Trzeba oddać „Jaksie” to, że w zalewie miałkiej produkcji fantasy ta książka jest „jakaś” i że wyżej wspomniana przemoc nie została przedstawiona tak naiwnie, jak to bywa w wielu powieściach zza oceanu, gdzie czasem krew leje się strumieniami, ale czytelnik nie odnosi wrażenia, jakby autorzy mieli choćby wyobrażenie, co to znaczy być ofiarą, człowiekiem zmienionym w śmiecia, z którym drugi, silniejszy człowiek może zrobić wszystko. Nie odnosi się też wrażenia, jakby bohaterowie wraz ze swoim sposobem myślenia i wysławiania się zostali wzięci z naszych czasów i przystrojeni w historyczne kostiumy.

Zmieniając temat, dodam, że autor od czasu do czasu wplata parafrazy cytatów z rozmaitych utworów – zwłaszcza z okresu Romantyzmu i Młodej Polski. Wyławianie ich może stanowić pewien smaczek. Nieźle prezentują się także różnego rodzaju potwory.

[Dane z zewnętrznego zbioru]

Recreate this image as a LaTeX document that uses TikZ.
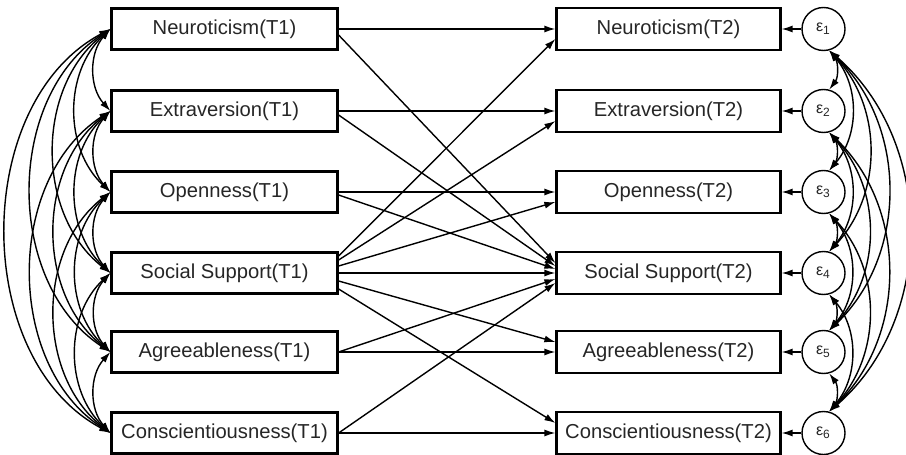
\documentclass[tikz,border=0pt]{standalone}
\usepackage{fontspec}
\setmainfont{Liberation Sans}
\usetikzlibrary{arrows.meta}

\begin{document}
\begin{tikzpicture}[x=0.5pt,y=-0.5pt,font=\fontsize{10.1}{12}\selectfont,text=black!85,
  var/.style={draw,line width=1.1pt,minimum width=113pt,minimum height=20.5pt,inner sep=0pt},
  res/.style={draw,circle,line width=0.7pt,minimum size=21.5pt,inner sep=0pt,font=\fontsize{8}{9}\selectfont},
  reg/.style={line width=0.7pt,-{Latex[length=5.5pt,width=3.5pt]}},
  cov/.style={line width=0.7pt,{Latex[length=5.5pt,width=3.5pt]}-{Latex[length=5.5pt,width=3.5pt]}}]

\useasboundingbox (0,0) rectangle (906,455);

\foreach \y/\lab [count=\i] in {29/Neuroticism,111/Extraversion,192/Openness,273/Social Support,352/Agreeableness,433/Conscientiousness}{
  \node[var] (x\i) at (224.5,\y) {\lab(T1)};
  \node[var,minimum width=112pt,minimum height=21pt] (y\i) at (668.5,\y) {\lab(T2)};
  \node[res] (e\i) at (823.5,\y) {ε\textsubscript{\i}};
  \draw[reg] (e\i) -- (y\i);
}

% paths T1 -> T2
\draw[reg] (x1.east) -- (y1.west);
\draw[reg] ([yshift=-3pt]x1.east) -- ([yshift=5pt]y4.west);
\draw[reg] (x2.east) -- (y2.west);
\draw[reg] ([yshift=-2pt]x2.east) -- ([yshift=3.5pt]y4.west);
\draw[reg] (x3.east) -- (y3.west);
\draw[reg] ([yshift=-1.5pt]x3.east) -- ([yshift=2pt]y4.west);
\draw[reg] ([yshift=8.5pt]x4.east) -- ([yshift=-5pt]y1.west);
\draw[reg] ([yshift=6.5pt]x4.east) -- ([yshift=-5pt]y2.west);
\draw[reg] ([yshift=3.5pt]x4.east) -- ([yshift=-5pt]y3.west);
\draw[reg] (x4.east) -- (y4.west);
\draw[reg] ([yshift=-4pt]x4.east) -- ([yshift=5pt]y5.west);
\draw[reg] ([yshift=-8pt]x4.east) -- ([yshift=5pt]y6.west);
\draw[reg] (x5.east) -- ([yshift=-3pt]y4.west);
\draw[reg] (x5.east) -- (y5.west);
\draw[reg] (x6.east) -- ([yshift=-5pt]y4.west);
\draw[reg] (x6.east) -- (y6.west);

% covariances
\foreach \i in {1,...,5}{
  \pgfmathtruncatemacro\k{\i+1}
  \foreach \j in {\k,...,6}{
    \pgfmathtruncatemacro\bl{37+5*(\j-\i)}
    \pgfmathtruncatemacro\br{34+3*(\j-\i)}
    \draw[cov] (x\i.west) to[bend right=\bl] (x\j.west);
    \draw[cov] (e\i.-75) to[bend left=\br] (e\j.75);
  }
}

\end{tikzpicture}
\end{document}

Szczególnie polecać „Jaksy” nie zamierzam, bo wiele pomysłów autora jest po prostu obrzydliwych i przyjemnie się tego nie czyta, opowiadania nie wznoszą się też ponad poziom solidnego rzemiosła. Chyba tylko wielbiciele quasi-słowiańskich klimatów o niewielkiej wrażliwości na krwawe opisy będą w pełni usatysfakcjonowani [1].

[1] Przyznam, że z kolei wizja osób, czytających z zadowoleniem te wszystkie sceny męczenia i szlachtowania wydała mi się nieco niepokojąca.

Z cyklu ukazała się do tej pory jedna powieść, zdecydowanie nie mam ochoty nurzać się w tym klimacie. Po prostu po fantasy sięgam w innym celu.